Day 65: Georgia and Khinkali

Good evening, guys!

Today we are going to Georgia. This is a country I would definitely like to visit someday soon.
Khinkali, the dish I have picked out for Georgia, are a traditional type of dumpling.
This dumpling has the size of a fist, sometimes even bigger, and is filled with lamb meat and a juicy, brothy sauce. The combination is amazing.
As for the recipe, I have halved the amount of this recipe that wonderfully guides you through the procedure step-by-step.


1.1 kg flour + enough flour for working the Khinkali

2 eggs

450 ml warm water

700 g minced beef


chili powder

caraway seeds

1 onion, thinly chopped

500 ml water

Pour the flour into a bowl, make a hole in the middle and add the eggs. Add the 450 ml water and mix the dough well. Once you can for it into a ball, it is ready.

Divide it into two. On a floured working surface, fold the dough repeatedly until very firm.
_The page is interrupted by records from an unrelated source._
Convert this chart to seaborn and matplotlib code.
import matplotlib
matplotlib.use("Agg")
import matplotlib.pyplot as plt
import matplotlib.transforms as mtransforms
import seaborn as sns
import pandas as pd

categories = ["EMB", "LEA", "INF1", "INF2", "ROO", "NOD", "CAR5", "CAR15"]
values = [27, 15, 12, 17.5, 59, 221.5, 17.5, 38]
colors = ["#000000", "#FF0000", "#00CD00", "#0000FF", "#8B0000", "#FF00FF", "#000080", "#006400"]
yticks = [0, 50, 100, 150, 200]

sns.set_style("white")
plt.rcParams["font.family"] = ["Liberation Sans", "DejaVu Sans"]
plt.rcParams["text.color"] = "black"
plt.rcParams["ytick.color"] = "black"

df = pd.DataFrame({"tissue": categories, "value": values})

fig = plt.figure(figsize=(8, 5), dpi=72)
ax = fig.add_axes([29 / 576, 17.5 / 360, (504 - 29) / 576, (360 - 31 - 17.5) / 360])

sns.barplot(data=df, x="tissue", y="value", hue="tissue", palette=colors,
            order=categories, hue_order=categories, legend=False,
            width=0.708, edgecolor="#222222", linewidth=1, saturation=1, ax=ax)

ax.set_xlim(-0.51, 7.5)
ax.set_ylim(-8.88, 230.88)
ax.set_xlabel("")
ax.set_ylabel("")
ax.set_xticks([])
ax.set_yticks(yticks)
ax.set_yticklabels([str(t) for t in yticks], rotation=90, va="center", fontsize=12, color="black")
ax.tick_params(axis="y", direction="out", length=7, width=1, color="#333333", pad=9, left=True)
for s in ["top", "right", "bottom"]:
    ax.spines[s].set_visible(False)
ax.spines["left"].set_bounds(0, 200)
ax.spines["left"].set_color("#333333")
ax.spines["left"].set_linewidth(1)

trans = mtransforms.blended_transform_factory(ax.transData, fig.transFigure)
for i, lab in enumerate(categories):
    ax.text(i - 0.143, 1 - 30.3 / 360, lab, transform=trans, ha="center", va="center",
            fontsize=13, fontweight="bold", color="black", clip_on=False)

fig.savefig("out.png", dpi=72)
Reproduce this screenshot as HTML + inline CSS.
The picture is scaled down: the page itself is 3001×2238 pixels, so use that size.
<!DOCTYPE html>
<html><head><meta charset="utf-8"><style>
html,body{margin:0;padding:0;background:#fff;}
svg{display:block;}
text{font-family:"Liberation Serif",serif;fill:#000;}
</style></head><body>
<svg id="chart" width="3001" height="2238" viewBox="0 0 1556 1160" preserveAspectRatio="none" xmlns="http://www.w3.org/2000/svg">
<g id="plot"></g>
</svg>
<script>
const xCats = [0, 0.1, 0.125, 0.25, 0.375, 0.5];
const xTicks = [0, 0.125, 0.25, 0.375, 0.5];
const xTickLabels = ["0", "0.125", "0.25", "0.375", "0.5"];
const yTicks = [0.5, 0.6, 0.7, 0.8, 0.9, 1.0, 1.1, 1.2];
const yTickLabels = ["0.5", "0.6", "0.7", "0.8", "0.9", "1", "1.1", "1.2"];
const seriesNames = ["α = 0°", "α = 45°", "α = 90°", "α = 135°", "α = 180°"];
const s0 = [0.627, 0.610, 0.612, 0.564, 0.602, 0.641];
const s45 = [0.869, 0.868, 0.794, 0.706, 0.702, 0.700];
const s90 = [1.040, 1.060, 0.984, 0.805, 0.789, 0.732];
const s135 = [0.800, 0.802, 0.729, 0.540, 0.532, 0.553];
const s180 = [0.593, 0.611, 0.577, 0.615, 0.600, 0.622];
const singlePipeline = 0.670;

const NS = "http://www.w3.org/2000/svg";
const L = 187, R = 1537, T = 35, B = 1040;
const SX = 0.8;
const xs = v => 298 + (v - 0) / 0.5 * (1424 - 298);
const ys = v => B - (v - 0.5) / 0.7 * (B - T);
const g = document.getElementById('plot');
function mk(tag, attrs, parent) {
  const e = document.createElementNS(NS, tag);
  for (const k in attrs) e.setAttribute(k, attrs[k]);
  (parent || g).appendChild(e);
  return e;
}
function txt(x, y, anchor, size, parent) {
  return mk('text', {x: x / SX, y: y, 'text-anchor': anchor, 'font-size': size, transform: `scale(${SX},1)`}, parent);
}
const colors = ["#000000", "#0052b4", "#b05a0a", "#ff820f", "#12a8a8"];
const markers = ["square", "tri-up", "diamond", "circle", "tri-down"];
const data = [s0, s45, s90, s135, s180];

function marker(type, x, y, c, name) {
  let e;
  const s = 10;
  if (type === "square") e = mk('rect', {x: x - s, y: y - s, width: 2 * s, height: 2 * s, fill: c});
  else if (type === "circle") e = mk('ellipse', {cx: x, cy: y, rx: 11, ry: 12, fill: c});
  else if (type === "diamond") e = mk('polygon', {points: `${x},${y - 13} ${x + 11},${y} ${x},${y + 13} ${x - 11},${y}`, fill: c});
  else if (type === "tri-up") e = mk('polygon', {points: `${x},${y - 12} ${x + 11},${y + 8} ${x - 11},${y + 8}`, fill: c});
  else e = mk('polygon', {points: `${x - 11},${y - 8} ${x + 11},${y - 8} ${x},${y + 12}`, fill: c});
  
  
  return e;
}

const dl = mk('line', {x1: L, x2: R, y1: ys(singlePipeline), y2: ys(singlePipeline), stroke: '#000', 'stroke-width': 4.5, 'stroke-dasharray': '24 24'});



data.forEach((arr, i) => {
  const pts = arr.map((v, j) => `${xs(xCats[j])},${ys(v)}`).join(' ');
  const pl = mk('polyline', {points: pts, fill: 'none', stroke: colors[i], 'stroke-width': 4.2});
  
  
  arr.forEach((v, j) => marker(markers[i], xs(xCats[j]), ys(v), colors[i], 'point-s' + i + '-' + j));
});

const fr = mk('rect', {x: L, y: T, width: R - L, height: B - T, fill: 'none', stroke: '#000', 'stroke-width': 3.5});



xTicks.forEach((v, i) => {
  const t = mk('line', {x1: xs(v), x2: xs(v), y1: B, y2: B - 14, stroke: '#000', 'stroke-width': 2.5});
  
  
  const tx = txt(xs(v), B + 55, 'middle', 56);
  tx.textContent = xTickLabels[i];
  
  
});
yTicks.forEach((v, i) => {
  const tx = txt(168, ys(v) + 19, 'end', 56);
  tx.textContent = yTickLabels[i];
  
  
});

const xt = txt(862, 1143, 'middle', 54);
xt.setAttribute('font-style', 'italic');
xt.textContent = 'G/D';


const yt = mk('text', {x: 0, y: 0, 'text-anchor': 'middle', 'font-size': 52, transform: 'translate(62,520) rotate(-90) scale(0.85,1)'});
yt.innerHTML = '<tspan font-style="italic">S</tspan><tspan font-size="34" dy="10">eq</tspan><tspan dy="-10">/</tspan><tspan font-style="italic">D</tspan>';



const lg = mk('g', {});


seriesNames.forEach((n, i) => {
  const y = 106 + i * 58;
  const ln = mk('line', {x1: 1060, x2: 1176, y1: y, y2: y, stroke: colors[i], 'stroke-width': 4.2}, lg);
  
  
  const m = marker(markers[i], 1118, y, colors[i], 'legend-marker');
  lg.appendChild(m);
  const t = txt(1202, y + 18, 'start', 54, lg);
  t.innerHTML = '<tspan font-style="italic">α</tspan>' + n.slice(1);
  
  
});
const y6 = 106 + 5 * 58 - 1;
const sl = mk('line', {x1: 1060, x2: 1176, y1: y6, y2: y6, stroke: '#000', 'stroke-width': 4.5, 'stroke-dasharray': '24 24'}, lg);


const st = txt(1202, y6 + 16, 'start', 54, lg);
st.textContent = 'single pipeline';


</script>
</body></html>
Roll it out until it is approximately 8 mm thick.

Take a glass and cut out circles. With a rolling pin, roll the circles out, until they are like 20 cm in diametre. Repeat the process with all the remaining dough.

Now make the filling. In a bowl, mix the meat, spices, onions and salt. Mix it well and add some 25 ml and work it and repeat, until all the 500 ml of water have been used up. The meat has to look wet and squishy.

Now take one circle of dough and fill it with a tablespoon of meat. To close it use your thumbs and index fingers and fold the Khinkali round the outside. I personally am very bad at folding any type of dumpling, so you’ll probably make it better than me!

Bring a big pot with salted water to a boil and place your Khinkali into the water, being careful not to break them. Probably not all the dumplings will fit into your pot and you’ll have to repeat a couple of times. Boil for about 12 minutes.

Serve the Khinkali with pepper.

I must say that in the beginning I was a bit nervous about making these dumplings. I feared the dough would not turn out to be that easy to work and that the shaping the dumpling would be very difficult. Much to my surprise, this wasn’t the case and the lovely scent that embraced the kitchen while boiling them proved me that this would be a great experience.
The Khinkali were amazing. Steaming hot, juicy and flavourful. Lovely!